§ Exercise details:
Retype exactly what runs from the first line of the data to the line with "Chart.defaults.color = texte;", keeping both of those lines and skipping pictures.

§ Data shown:
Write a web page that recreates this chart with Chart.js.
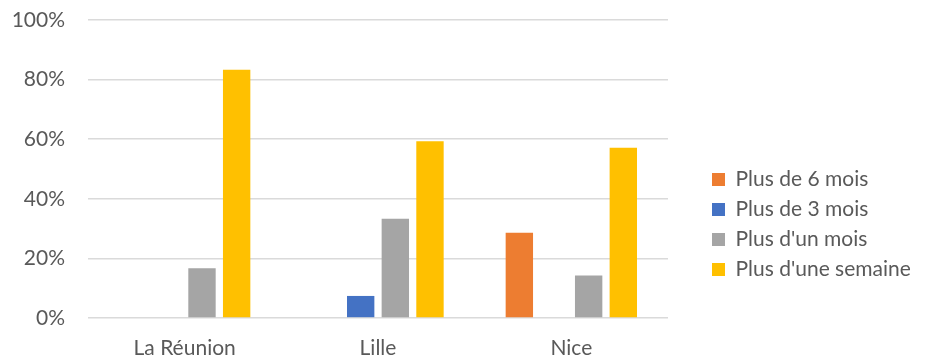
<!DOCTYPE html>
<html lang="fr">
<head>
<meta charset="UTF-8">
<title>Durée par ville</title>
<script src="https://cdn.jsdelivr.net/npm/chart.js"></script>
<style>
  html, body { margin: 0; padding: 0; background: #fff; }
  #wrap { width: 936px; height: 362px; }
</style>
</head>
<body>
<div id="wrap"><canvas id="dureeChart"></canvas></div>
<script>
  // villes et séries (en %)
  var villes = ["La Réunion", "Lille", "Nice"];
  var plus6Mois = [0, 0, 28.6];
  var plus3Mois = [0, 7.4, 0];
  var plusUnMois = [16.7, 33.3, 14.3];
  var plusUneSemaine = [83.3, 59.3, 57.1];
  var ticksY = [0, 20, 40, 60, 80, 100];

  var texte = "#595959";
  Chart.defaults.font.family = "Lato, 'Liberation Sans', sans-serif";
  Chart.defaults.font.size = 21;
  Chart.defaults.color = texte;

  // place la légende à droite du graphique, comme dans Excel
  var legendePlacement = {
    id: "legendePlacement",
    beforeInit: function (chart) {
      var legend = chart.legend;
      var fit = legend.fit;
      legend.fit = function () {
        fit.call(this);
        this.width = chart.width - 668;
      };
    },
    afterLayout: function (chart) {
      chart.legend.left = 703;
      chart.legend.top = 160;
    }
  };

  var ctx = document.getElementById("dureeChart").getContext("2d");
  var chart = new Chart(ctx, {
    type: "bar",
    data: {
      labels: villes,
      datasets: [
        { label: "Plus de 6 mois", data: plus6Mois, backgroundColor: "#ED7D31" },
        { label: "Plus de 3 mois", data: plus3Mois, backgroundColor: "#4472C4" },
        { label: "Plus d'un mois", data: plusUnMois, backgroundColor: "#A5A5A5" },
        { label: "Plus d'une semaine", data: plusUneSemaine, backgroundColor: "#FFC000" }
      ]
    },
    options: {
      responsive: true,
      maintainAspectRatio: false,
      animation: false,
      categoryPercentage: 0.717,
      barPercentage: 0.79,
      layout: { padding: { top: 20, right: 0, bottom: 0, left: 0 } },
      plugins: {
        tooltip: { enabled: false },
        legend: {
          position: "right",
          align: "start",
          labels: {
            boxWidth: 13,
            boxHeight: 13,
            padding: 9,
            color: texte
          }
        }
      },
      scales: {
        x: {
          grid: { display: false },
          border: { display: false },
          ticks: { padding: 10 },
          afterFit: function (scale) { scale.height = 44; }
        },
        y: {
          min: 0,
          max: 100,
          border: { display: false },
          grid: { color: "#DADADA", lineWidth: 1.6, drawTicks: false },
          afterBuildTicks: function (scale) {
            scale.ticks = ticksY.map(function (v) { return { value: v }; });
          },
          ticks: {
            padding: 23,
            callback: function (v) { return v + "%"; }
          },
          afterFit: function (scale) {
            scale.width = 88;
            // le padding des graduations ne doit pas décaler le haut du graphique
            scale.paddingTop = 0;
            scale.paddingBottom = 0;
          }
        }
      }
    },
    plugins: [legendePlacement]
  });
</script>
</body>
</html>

§ Output below:
Write a web page that recreates this chart with Chart.js.
<!DOCTYPE html>
<html lang="fr">
<head>
<meta charset="UTF-8">
<title>Durée par ville</title>
<script src="https://cdn.jsdelivr.net/npm/chart.js"></script>
<style>
  html, body { margin: 0; padding: 0; background: #fff; }
  #wrap { width: 936px; height: 362px; }
</style>
</head>
<body>
<div id="wrap"><canvas id="dureeChart"></canvas></div>
<script>
  // villes et séries (en %)
  var villes = ["La Réunion", "Lille", "Nice"];
  var plus6Mois = [0, 0, 28.6];
  var plus3Mois = [0, 7.4, 0];
  var plusUnMois = [16.7, 33.3, 14.3];
  var plusUneSemaine = [83.3, 59.3, 57.1];
  var ticksY = [0, 20, 40, 60, 80, 100];

  var texte = "#595959";
  Chart.defaults.font.family = "Lato, 'Liberation Sans', sans-serif";
  Chart.defaults.font.size = 21;
  Chart.defaults.color = texte;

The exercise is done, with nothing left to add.